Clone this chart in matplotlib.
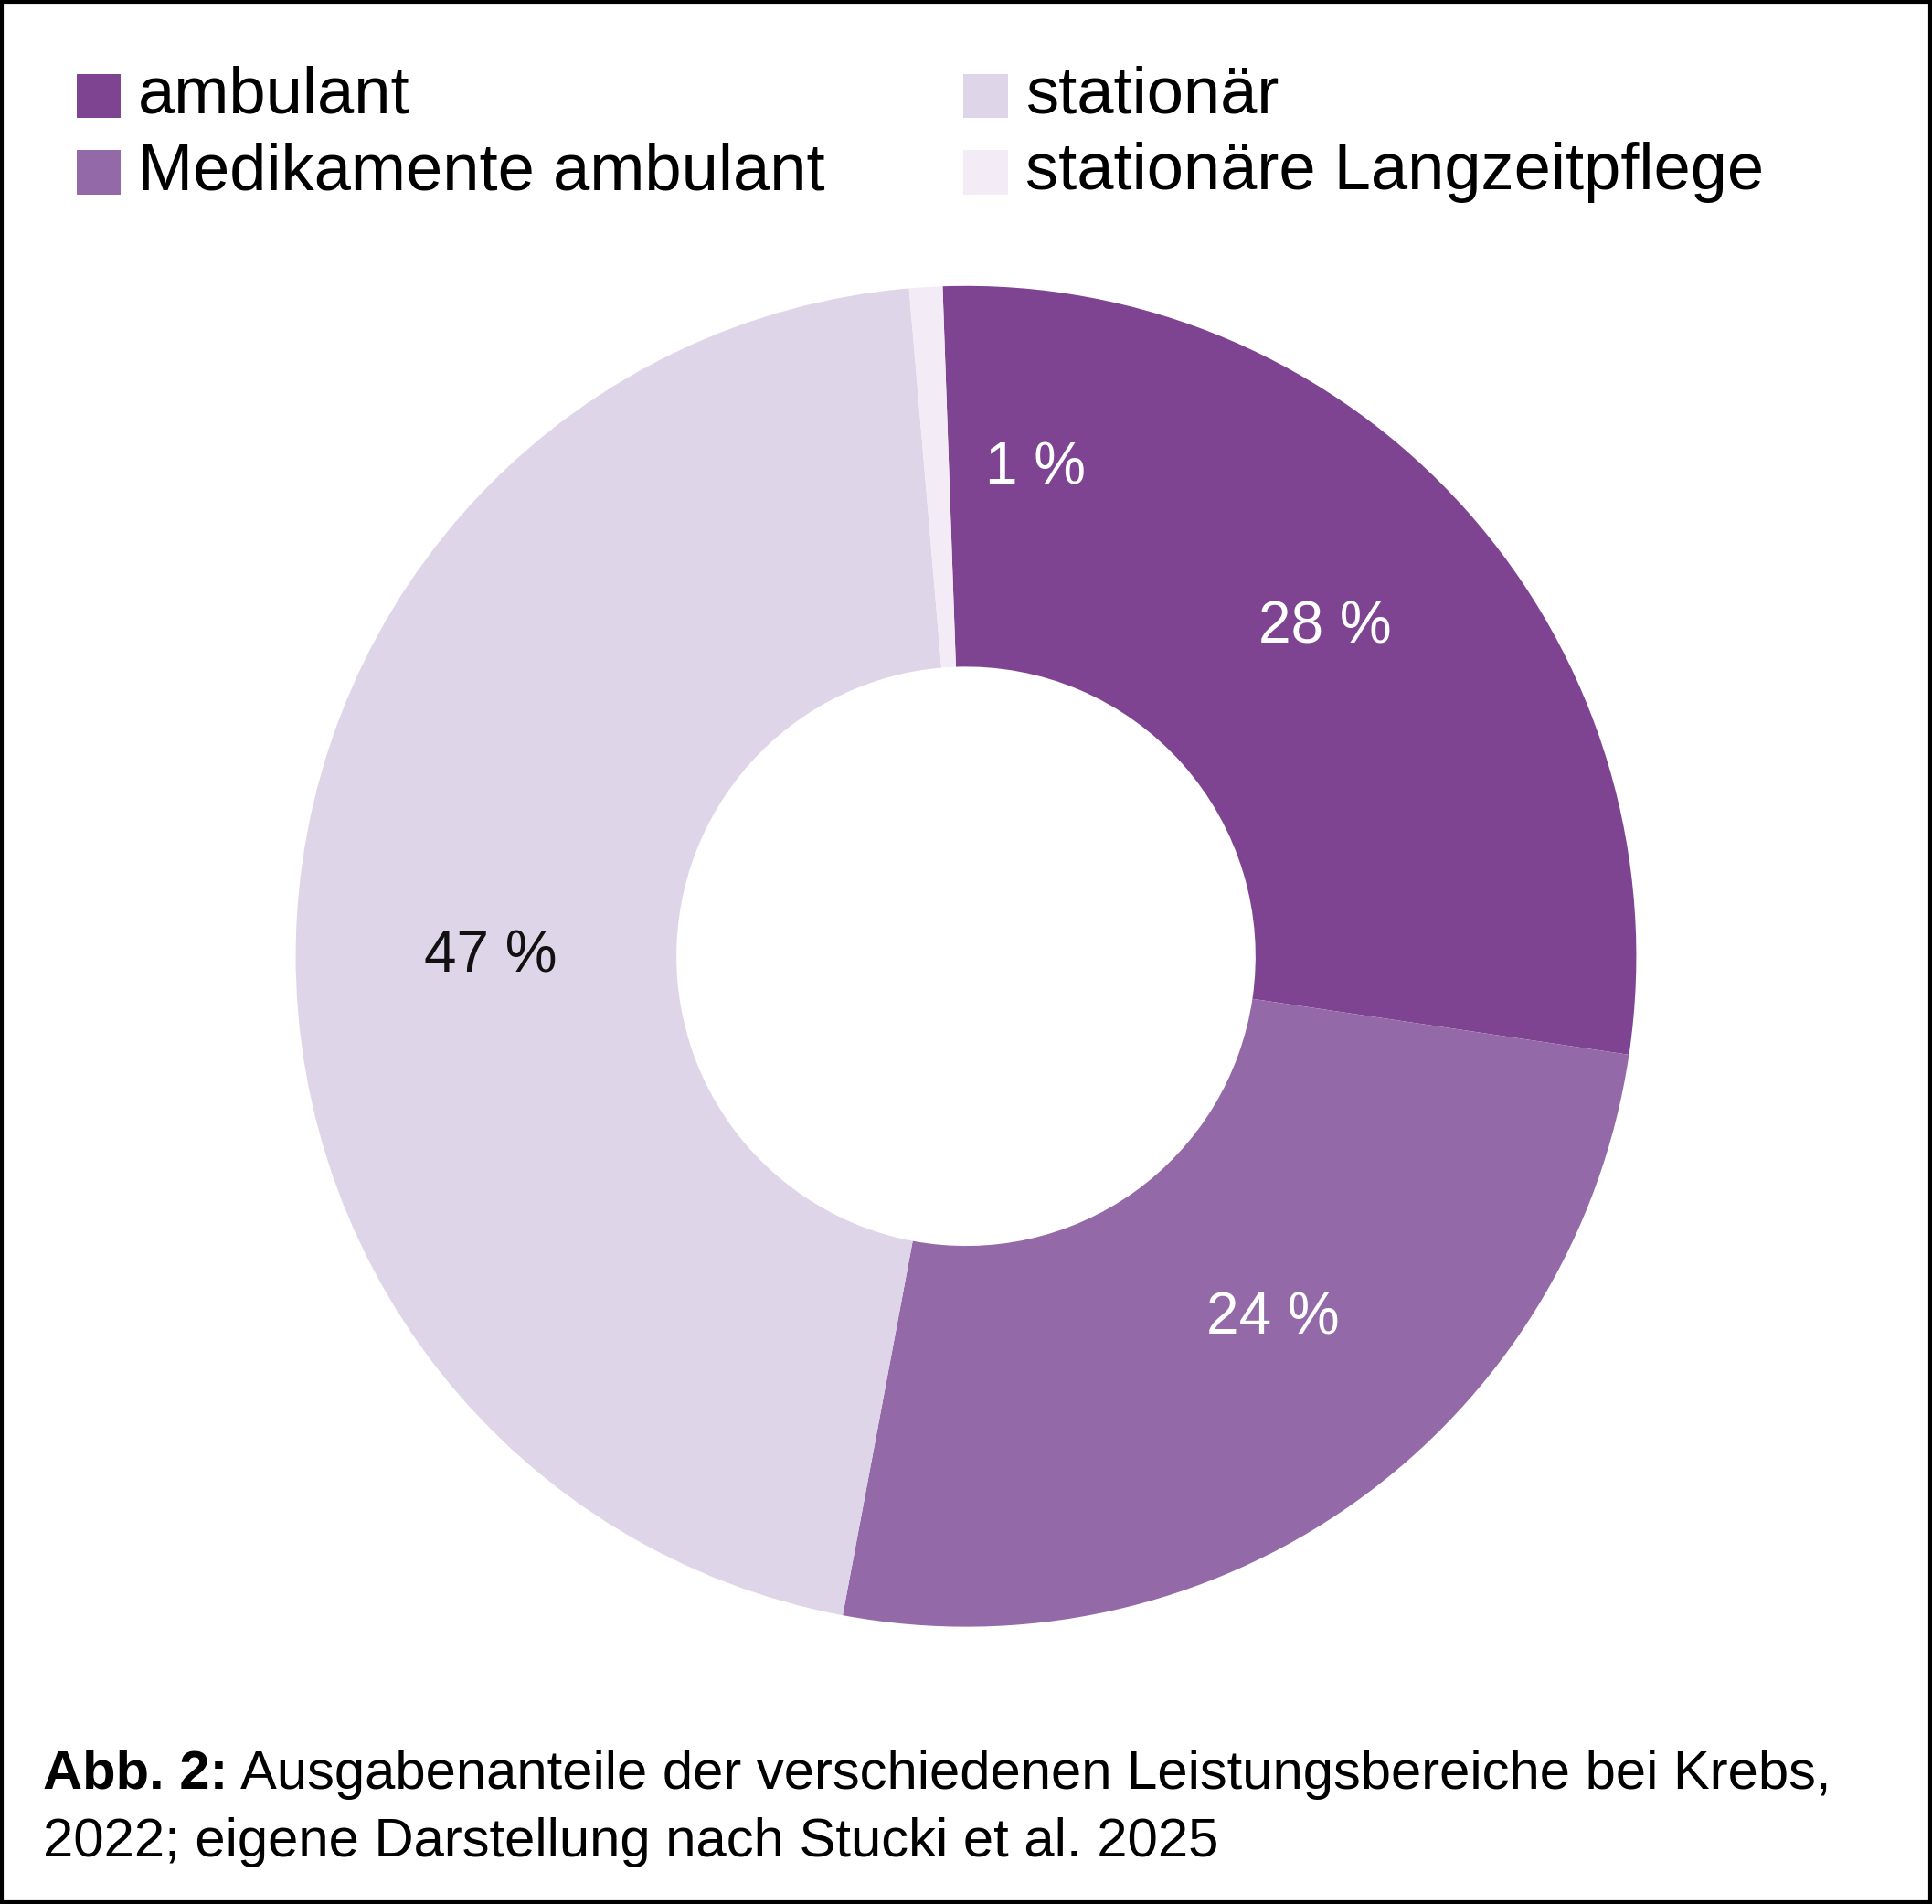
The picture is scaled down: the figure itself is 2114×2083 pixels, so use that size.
import matplotlib
matplotlib.use("Agg")
import matplotlib.pyplot as plt
from matplotlib.patches import Rectangle

plt.rcParams['font.family'] = ['Liberation Sans', 'DejaVu Sans']

labels = ["ambulant", "Medikamente ambulant", "stationär", "stationäre Langzeitpflege"]
shares = [27.9, 25.6, 45.7, 0.8]          # angular shares
pct_labels = ["28 %", "24 %", "47 %", "1 %"]
colors = ["#7f4491", "#9369a8", "#dfd5e9", "#f3ebf5"]
text_colors = ["white", "white", "#111111", "white"]

W, H = 1568, 1545  # reference layout units
fig = plt.figure(figsize=(21.14, 20.83), dpi=100)
fig.patches.append(Rectangle((0.001, 0.001), 0.998, 0.998, transform=fig.transFigure,
                             fill=False, edgecolor="black", linewidth=3))

ax = fig.add_axes([(784 - 544) / W, (H - 1320) / H, 1088 / W, 1088 / H])
wedges, _ = ax.pie(shares, colors=colors, startangle=92, counterclock=False,
                   radius=1, wedgeprops=dict(width=0.568, linewidth=0))
label_pos = [(0.535, 0.49), (0.458, -0.54), (-0.71, 0.0), (0.103, 0.728)]
for txt, c, (x, y) in zip(pct_labels, text_colors, label_pos):
    ax.text(x, y, txt, color=c, fontsize=46, ha="center", va="center")
ax.set_xlim(-1, 1)
ax.set_ylim(-1, 1)
ax.set_aspect("equal")
ax.axis("off")

# legend
pos = [(62, 78), (62, 140), (782, 78), (782, 140)]
for lab, col, (x, y) in zip(labels, colors, pos):
    fig.patches.append(Rectangle((x / W, 1 - (y + 18) / H), 36 / W, 36 / H,
                                 transform=fig.transFigure, facecolor=col, edgecolor="none"))
    fig.text((x + 50) / W, 1 - y / H, lab, fontsize=52, va="center", ha="left")

# caption
t1 = fig.text(35 / W, 1 - 1440 / H, "Abb. 2:", fontsize=43, fontweight="bold", va="center")
fig.canvas.draw()
bb = t1.get_window_extent().transformed(fig.transFigure.inverted())
fig.text(bb.x1 + 10 / W, 1 - 1440 / H,
         "Ausgabenanteile der verschiedenen Leistungsbereiche bei Krebs,",
         fontsize=43, va="center")
fig.text(35 / W, 1 - 1495 / H, "2022; eigene Darstellung nach Stucki et al. 2025",
         fontsize=43, va="center")

fig.savefig("out.png", dpi=100)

* * *

= PROBLEM DESCRIPTION =
Gather every line containing the word "matplotlib" and copy it.

= EXPECTED OUTPUT =
Clone this chart in matplotlib.
import matplotlib
matplotlib.use("Agg")
import matplotlib.pyplot as plt
from matplotlib.patches import Rectangle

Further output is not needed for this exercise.